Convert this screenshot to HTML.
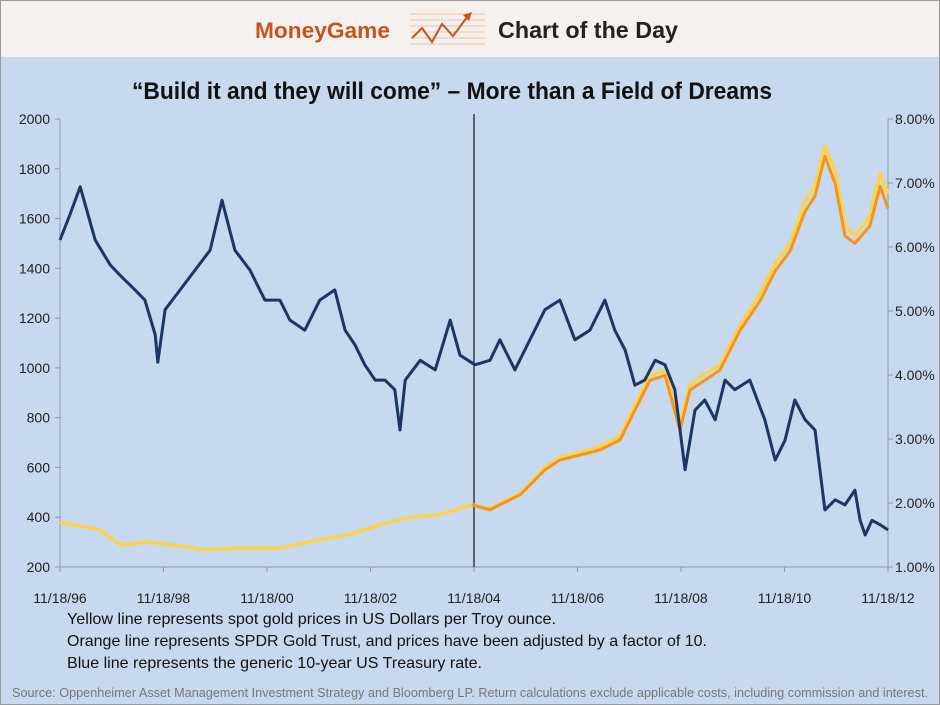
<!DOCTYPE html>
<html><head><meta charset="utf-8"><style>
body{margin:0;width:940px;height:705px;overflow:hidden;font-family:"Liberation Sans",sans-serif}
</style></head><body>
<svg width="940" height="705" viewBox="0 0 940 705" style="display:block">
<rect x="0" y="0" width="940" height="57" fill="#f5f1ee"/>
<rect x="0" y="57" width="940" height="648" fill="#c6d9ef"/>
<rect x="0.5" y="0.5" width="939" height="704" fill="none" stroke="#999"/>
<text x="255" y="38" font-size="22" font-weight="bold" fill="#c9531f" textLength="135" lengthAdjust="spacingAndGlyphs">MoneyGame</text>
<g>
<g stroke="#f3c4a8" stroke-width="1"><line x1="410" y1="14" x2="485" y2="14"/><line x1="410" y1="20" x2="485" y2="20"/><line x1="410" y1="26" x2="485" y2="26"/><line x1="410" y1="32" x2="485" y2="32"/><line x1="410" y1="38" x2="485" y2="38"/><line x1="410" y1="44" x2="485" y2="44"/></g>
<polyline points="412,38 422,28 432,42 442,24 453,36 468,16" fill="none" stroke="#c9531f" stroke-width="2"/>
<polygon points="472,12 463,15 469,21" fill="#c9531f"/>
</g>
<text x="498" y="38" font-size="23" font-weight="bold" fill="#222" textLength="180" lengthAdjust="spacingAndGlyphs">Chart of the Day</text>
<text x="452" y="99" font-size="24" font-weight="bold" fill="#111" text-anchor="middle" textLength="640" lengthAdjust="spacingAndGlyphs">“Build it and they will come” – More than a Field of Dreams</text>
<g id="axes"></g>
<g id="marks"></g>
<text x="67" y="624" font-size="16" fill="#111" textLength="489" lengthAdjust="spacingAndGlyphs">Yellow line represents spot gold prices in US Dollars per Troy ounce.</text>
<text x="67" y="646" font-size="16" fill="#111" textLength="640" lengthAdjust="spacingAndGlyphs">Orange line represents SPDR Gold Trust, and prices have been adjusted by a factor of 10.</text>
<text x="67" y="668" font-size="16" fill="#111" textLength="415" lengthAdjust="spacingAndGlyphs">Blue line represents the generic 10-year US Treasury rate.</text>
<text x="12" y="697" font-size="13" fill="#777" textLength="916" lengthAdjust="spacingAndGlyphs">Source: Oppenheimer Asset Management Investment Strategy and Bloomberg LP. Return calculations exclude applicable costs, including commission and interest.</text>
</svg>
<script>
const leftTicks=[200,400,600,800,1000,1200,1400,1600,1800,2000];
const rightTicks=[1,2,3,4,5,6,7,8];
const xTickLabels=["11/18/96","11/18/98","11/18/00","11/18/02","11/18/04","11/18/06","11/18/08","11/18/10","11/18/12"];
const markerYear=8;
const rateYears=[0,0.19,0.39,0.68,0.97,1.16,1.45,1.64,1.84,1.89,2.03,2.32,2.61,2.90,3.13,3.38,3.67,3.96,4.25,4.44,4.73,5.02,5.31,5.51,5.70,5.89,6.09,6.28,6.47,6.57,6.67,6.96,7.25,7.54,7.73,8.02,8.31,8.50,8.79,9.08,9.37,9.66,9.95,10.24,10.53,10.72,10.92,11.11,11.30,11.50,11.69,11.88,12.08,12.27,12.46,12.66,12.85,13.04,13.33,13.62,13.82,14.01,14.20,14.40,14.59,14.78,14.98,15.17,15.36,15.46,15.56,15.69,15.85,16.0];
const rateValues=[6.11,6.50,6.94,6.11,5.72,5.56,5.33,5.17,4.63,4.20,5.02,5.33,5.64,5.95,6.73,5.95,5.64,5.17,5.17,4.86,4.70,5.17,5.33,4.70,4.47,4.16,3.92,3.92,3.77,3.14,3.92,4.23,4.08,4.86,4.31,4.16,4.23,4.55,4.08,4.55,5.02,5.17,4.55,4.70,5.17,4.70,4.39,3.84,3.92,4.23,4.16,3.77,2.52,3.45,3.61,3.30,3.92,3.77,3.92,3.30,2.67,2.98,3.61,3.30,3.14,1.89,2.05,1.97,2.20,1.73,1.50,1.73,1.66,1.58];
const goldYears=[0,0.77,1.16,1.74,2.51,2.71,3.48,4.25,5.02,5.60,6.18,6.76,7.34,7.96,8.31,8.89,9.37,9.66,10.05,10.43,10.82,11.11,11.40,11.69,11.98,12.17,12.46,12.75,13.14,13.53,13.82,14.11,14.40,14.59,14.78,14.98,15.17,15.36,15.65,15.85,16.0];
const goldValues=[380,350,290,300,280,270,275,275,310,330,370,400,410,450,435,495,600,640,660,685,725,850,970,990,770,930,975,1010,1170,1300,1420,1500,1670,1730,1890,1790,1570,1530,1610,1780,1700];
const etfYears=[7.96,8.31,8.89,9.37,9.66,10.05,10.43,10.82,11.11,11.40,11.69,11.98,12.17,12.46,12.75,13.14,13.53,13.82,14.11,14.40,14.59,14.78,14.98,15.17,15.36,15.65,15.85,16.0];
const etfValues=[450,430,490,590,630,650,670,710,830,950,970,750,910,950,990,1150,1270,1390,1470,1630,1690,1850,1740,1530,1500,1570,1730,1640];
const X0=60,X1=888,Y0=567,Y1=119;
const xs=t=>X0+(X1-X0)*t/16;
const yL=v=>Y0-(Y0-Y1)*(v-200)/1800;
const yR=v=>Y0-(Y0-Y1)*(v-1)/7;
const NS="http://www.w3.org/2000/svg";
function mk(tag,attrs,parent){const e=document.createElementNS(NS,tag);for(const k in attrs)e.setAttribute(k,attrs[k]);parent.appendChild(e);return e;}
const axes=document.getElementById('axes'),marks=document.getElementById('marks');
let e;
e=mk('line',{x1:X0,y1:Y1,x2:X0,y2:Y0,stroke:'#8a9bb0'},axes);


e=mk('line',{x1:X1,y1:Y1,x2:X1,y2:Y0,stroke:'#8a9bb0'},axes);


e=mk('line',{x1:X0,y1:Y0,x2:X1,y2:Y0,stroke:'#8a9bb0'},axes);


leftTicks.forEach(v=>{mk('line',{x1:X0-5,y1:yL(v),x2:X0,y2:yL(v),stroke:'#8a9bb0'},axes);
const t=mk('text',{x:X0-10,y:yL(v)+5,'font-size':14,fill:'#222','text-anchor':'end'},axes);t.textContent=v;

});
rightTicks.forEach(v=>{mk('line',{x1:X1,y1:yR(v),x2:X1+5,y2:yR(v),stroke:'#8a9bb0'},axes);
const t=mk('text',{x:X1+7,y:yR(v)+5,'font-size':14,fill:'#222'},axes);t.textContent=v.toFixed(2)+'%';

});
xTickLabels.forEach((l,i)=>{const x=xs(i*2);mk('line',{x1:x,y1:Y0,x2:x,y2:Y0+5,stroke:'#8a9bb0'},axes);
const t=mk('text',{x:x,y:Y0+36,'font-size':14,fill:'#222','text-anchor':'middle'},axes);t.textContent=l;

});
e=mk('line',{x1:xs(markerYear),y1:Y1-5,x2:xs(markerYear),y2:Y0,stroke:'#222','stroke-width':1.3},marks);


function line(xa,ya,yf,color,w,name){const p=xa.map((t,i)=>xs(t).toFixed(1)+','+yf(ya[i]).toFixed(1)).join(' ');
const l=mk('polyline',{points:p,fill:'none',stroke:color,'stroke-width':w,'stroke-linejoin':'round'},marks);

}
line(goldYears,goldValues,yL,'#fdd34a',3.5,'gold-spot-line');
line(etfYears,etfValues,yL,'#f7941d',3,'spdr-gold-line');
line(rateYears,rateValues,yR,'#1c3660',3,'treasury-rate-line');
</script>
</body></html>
______________________________
_What you will do_
Go through the listing above and write it out again exactly, dropping the pictures.

_The answer_
Convert this screenshot to HTML.
<!DOCTYPE html>
<html><head><meta charset="utf-8"><style>
body{margin:0;width:940px;height:705px;overflow:hidden;font-family:"Liberation Sans",sans-serif}
</style></head><body>
<svg width="940" height="705" viewBox="0 0 940 705" style="display:block">
<rect x="0" y="0" width="940" height="57" fill="#f5f1ee"/>
<rect x="0" y="57" width="940" height="648" fill="#c6d9ef"/>
<rect x="0.5" y="0.5" width="939" height="704" fill="none" stroke="#999"/>
<text x="255" y="38" font-size="22" font-weight="bold" fill="#c9531f" textLength="135" lengthAdjust="spacingAndGlyphs">MoneyGame</text>
<g>
<g stroke="#f3c4a8" stroke-width="1"><line x1="410" y1="14" x2="485" y2="14"/><line x1="410" y1="20" x2="485" y2="20"/><line x1="410" y1="26" x2="485" y2="26"/><line x1="410" y1="32" x2="485" y2="32"/><line x1="410" y1="38" x2="485" y2="38"/><line x1="410" y1="44" x2="485" y2="44"/></g>
<polyline points="412,38 422,28 432,42 442,24 453,36 468,16" fill="none" stroke="#c9531f" stroke-width="2"/>
<polygon points="472,12 463,15 469,21" fill="#c9531f"/>
</g>
<text x="498" y="38" font-size="23" font-weight="bold" fill="#222" textLength="180" lengthAdjust="spacingAndGlyphs">Chart of the Day</text>
<text x="452" y="99" font-size="24" font-weight="bold" fill="#111" text-anchor="middle" textLength="640" lengthAdjust="spacingAndGlyphs">“Build it and they will come” – More than a Field of Dreams</text>
<g id="axes"></g>
<g id="marks"></g>
<text x="67" y="624" font-size="16" fill="#111" textLength="489" lengthAdjust="spacingAndGlyphs">Yellow line represents spot gold prices in US Dollars per Troy ounce.</text>
<text x="67" y="646" font-size="16" fill="#111" textLength="640" lengthAdjust="spacingAndGlyphs">Orange line represents SPDR Gold Trust, and prices have been adjusted by a factor of 10.</text>
<text x="67" y="668" font-size="16" fill="#111" textLength="415" lengthAdjust="spacingAndGlyphs">Blue line represents the generic 10-year US Treasury rate.</text>
<text x="12" y="697" font-size="13" fill="#777" textLength="916" lengthAdjust="spacingAndGlyphs">Source: Oppenheimer Asset Management Investment Strategy and Bloomberg LP. Return calculations exclude applicable costs, including commission and interest.</text>
</svg>
<script>
const leftTicks=[200,400,600,800,1000,1200,1400,1600,1800,2000];
const rightTicks=[1,2,3,4,5,6,7,8];
const xTickLabels=["11/18/96","11/18/98","11/18/00","11/18/02","11/18/04","11/18/06","11/18/08","11/18/10","11/18/12"];
const markerYear=8;
const rateYears=[0,0.19,0.39,0.68,0.97,1.16,1.45,1.64,1.84,1.89,2.03,2.32,2.61,2.90,3.13,3.38,3.67,3.96,4.25,4.44,4.73,5.02,5.31,5.51,5.70,5.89,6.09,6.28,6.47,6.57,6.67,6.96,7.25,7.54,7.73,8.02,8.31,8.50,8.79,9.08,9.37,9.66,9.95,10.24,10.53,10.72,10.92,11.11,11.30,11.50,11.69,11.88,12.08,12.27,12.46,12.66,12.85,13.04,13.33,13.62,13.82,14.01,14.20,14.40,14.59,14.78,14.98,15.17,15.36,15.46,15.56,15.69,15.85,16.0];
const rateValues=[6.11,6.50,6.94,6.11,5.72,5.56,5.33,5.17,4.63,4.20,5.02,5.33,5.64,5.95,6.73,5.95,5.64,5.17,5.17,4.86,4.70,5.17,5.33,4.70,4.47,4.16,3.92,3.92,3.77,3.14,3.92,4.23,4.08,4.86,4.31,4.16,4.23,4.55,4.08,4.55,5.02,5.17,4.55,4.70,5.17,4.70,4.39,3.84,3.92,4.23,4.16,3.77,2.52,3.45,3.61,3.30,3.92,3.77,3.92,3.30,2.67,2.98,3.61,3.30,3.14,1.89,2.05,1.97,2.20,1.73,1.50,1.73,1.66,1.58];
const goldYears=[0,0.77,1.16,1.74,2.51,2.71,3.48,4.25,5.02,5.60,6.18,6.76,7.34,7.96,8.31,8.89,9.37,9.66,10.05,10.43,10.82,11.11,11.40,11.69,11.98,12.17,12.46,12.75,13.14,13.53,13.82,14.11,14.40,14.59,14.78,14.98,15.17,15.36,15.65,15.85,16.0];
const goldValues=[380,350,290,300,280,270,275,275,310,330,370,400,410,450,435,495,600,640,660,685,725,850,970,990,770,930,975,1010,1170,1300,1420,1500,1670,1730,1890,1790,1570,1530,1610,1780,1700];
const etfYears=[7.96,8.31,8.89,9.37,9.66,10.05,10.43,10.82,11.11,11.40,11.69,11.98,12.17,12.46,12.75,13.14,13.53,13.82,14.11,14.40,14.59,14.78,14.98,15.17,15.36,15.65,15.85,16.0];
const etfValues=[450,430,490,590,630,650,670,710,830,950,970,750,910,950,990,1150,1270,1390,1470,1630,1690,1850,1740,1530,1500,1570,1730,1640];
const X0=60,X1=888,Y0=567,Y1=119;
const xs=t=>X0+(X1-X0)*t/16;
const yL=v=>Y0-(Y0-Y1)*(v-200)/1800;
const yR=v=>Y0-(Y0-Y1)*(v-1)/7;
const NS="http://www.w3.org/2000/svg";
function mk(tag,attrs,parent){const e=document.createElementNS(NS,tag);for(const k in attrs)e.setAttribute(k,attrs[k]);parent.appendChild(e);return e;}
const axes=document.getElementById('axes'),marks=document.getElementById('marks');
let e;
e=mk('line',{x1:X0,y1:Y1,x2:X0,y2:Y0,stroke:'#8a9bb0'},axes);


e=mk('line',{x1:X1,y1:Y1,x2:X1,y2:Y0,stroke:'#8a9bb0'},axes);


e=mk('line',{x1:X0,y1:Y0,x2:X1,y2:Y0,stroke:'#8a9bb0'},axes);


leftTicks.forEach(v=>{mk('line',{x1:X0-5,y1:yL(v),x2:X0,y2:yL(v),stroke:'#8a9bb0'},axes);
const t=mk('text',{x:X0-10,y:yL(v)+5,'font-size':14,fill:'#222','text-anchor':'end'},axes);t.textContent=v;

});
rightTicks.forEach(v=>{mk('line',{x1:X1,y1:yR(v),x2:X1+5,y2:yR(v),stroke:'#8a9bb0'},axes);
const t=mk('text',{x:X1+7,y:yR(v)+5,'font-size':14,fill:'#222'},axes);t.textContent=v.toFixed(2)+'%';

});
xTickLabels.forEach((l,i)=>{const x=xs(i*2);mk('line',{x1:x,y1:Y0,x2:x,y2:Y0+5,stroke:'#8a9bb0'},axes);
const t=mk('text',{x:x,y:Y0+36,'font-size':14,fill:'#222','text-anchor':'middle'},axes);t.textContent=l;

});
e=mk('line',{x1:xs(markerYear),y1:Y1-5,x2:xs(markerYear),y2:Y0,stroke:'#222','stroke-width':1.3},marks);


function line(xa,ya,yf,color,w,name){const p=xa.map((t,i)=>xs(t).toFixed(1)+','+yf(ya[i]).toFixed(1)).join(' ');
const l=mk('polyline',{points:p,fill:'none',stroke:color,'stroke-width':w,'stroke-linejoin':'round'},marks);

}
line(goldYears,goldValues,yL,'#fdd34a',3.5,'gold-spot-line');
line(etfYears,etfValues,yL,'#f7941d',3,'spdr-gold-line');
line(rateYears,rateValues,yR,'#1c3660',3,'treasury-rate-line');
</script>
</body></html>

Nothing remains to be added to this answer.